- Exercise task -
Reproduce exactly the lines below, from the first through the one containing "plt.rcParams['hatch.linewidth'] = 0.6", and nothing more.

- Data lines -
*-*-*
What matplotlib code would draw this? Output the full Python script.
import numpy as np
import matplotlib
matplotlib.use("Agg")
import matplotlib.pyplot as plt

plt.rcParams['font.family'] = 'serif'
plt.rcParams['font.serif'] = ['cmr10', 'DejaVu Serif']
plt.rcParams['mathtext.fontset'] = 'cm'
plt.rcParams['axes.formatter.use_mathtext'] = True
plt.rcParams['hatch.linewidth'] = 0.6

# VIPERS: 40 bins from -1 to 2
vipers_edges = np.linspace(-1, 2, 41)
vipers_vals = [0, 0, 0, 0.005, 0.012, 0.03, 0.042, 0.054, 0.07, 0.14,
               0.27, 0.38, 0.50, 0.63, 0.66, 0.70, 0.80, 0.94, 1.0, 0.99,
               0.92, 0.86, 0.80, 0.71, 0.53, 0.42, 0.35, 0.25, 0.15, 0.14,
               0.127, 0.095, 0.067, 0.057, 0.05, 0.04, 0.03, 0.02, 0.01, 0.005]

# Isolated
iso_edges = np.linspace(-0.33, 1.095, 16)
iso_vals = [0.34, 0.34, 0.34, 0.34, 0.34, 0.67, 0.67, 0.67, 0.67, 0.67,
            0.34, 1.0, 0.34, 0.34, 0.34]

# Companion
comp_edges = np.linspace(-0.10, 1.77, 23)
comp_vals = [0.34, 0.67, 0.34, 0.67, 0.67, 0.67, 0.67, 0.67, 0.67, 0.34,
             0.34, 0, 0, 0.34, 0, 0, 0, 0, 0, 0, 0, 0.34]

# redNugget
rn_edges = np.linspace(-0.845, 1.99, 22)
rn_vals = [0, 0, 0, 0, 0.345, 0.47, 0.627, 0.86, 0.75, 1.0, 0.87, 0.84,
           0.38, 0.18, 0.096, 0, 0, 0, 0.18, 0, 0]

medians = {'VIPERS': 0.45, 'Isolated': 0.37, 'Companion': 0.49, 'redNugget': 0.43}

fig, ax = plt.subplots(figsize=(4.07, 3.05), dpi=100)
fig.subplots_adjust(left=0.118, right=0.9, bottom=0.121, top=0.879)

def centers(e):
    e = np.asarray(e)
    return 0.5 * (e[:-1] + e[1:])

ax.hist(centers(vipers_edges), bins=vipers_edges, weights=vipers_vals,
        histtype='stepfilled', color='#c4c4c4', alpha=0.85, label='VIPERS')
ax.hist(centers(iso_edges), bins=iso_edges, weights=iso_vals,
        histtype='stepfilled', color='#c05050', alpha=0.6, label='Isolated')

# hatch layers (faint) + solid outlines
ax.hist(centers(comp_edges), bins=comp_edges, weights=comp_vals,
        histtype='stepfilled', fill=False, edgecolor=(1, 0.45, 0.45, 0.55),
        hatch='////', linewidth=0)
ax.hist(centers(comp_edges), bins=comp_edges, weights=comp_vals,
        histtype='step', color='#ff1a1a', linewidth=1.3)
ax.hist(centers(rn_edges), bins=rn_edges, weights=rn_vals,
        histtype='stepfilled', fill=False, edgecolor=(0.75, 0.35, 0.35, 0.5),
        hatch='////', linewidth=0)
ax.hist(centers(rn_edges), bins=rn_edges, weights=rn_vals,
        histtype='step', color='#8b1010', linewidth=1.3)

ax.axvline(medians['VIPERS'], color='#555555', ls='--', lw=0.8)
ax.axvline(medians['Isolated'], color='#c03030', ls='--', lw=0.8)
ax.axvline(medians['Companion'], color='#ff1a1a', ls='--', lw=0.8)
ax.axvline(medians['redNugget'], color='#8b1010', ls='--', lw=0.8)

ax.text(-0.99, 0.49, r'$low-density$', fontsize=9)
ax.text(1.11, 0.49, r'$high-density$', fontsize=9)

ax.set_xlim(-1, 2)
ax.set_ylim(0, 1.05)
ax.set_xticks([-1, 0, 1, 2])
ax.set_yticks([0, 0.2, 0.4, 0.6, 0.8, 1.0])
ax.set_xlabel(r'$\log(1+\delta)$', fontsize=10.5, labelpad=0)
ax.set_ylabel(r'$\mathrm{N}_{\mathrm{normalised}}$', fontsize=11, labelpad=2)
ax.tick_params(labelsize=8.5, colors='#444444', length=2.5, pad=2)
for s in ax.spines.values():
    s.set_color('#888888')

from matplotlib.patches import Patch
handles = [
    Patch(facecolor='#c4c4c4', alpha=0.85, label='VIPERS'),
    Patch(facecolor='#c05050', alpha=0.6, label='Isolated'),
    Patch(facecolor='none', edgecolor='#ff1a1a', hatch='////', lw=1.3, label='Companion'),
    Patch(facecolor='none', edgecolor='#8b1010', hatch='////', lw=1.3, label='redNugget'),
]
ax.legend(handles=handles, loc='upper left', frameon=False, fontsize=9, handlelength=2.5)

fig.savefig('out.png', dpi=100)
*-*-*
- Completed task -
What matplotlib code would draw this? Output the full Python script.
import numpy as np
import matplotlib
matplotlib.use("Agg")
import matplotlib.pyplot as plt

plt.rcParams['font.family'] = 'serif'
plt.rcParams['font.serif'] = ['cmr10', 'DejaVu Serif']
plt.rcParams['mathtext.fontset'] = 'cm'
plt.rcParams['axes.formatter.use_mathtext'] = True
plt.rcParams['hatch.linewidth'] = 0.6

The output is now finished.